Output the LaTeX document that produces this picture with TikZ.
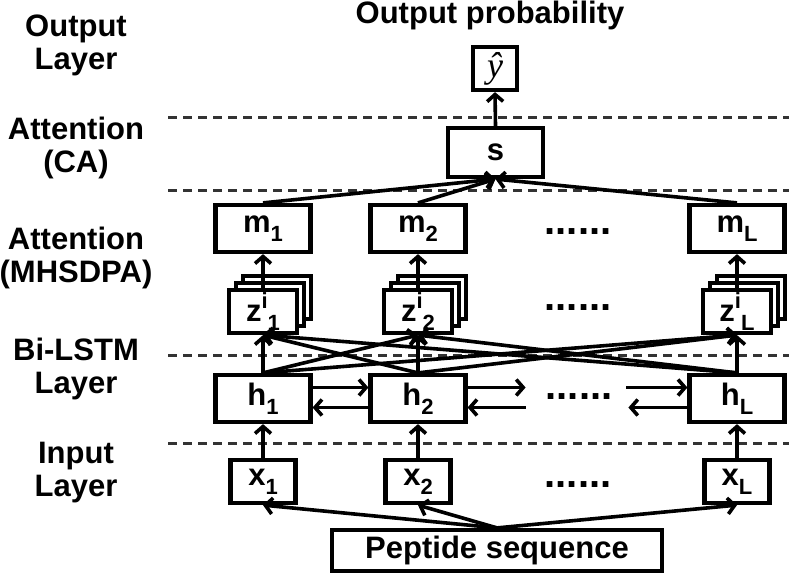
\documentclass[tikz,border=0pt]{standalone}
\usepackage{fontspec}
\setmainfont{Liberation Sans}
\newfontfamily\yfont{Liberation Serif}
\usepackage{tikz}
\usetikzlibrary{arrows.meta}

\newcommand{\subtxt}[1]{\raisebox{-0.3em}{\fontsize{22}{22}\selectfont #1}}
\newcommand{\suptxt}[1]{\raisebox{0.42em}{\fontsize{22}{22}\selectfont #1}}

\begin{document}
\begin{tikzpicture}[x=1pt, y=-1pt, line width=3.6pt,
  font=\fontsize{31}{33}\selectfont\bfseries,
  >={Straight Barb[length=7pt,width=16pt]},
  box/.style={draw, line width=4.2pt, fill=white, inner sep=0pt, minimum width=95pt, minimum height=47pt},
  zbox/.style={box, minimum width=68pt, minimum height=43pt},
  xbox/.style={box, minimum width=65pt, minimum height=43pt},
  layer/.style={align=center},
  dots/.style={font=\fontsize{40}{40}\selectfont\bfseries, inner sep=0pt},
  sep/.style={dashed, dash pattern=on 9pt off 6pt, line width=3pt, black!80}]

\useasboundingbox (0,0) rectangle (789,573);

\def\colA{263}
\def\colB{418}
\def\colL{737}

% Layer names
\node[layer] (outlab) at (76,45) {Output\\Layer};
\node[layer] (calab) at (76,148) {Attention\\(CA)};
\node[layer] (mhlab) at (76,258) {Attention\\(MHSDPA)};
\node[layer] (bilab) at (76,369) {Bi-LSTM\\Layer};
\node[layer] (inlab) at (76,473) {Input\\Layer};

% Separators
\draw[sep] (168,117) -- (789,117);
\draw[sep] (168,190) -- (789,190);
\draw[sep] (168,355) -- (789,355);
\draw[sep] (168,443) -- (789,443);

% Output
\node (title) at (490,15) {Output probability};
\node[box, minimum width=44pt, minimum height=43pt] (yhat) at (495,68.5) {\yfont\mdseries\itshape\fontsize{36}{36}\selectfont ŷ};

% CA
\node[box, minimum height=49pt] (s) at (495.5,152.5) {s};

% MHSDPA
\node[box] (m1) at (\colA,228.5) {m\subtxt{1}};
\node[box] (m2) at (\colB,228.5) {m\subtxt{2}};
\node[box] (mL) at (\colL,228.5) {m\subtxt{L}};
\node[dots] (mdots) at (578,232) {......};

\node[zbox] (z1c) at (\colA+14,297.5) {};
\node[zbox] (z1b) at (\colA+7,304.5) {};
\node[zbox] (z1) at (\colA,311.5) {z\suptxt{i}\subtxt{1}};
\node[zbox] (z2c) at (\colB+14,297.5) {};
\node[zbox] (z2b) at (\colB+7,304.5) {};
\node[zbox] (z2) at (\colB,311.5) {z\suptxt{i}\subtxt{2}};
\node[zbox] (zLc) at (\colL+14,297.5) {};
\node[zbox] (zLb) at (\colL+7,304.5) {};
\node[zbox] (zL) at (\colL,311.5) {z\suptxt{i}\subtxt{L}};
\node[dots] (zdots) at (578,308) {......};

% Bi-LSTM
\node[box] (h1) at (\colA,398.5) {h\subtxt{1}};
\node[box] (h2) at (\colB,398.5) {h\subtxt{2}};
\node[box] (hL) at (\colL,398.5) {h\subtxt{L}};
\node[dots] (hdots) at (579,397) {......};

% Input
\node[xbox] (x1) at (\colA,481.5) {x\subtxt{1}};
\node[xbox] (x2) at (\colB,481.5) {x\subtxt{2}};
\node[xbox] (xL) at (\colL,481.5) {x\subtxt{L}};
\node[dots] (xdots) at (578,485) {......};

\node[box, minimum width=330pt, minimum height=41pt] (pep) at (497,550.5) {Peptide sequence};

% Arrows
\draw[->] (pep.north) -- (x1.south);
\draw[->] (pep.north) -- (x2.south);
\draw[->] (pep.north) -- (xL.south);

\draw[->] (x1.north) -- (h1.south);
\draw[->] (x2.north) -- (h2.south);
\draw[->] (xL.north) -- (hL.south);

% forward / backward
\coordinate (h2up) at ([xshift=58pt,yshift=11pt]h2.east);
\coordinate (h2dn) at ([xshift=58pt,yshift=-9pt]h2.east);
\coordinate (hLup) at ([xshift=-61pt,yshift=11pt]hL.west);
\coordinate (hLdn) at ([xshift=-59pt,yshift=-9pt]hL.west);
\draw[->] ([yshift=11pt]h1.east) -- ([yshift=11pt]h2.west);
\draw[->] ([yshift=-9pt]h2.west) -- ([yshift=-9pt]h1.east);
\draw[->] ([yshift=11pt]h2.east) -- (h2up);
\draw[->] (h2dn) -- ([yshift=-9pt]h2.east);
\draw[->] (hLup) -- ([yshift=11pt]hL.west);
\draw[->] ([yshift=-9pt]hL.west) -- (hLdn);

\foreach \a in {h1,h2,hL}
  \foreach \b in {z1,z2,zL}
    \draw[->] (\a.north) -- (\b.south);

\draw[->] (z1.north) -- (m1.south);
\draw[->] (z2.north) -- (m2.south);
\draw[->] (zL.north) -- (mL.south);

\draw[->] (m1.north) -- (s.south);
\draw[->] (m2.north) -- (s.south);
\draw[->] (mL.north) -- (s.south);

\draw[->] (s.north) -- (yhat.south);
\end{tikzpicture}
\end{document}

▶ **Requirements**:
Exactly how many lines of the material contain the word "Output"? Write the number alone.

▶ **Task response**:
4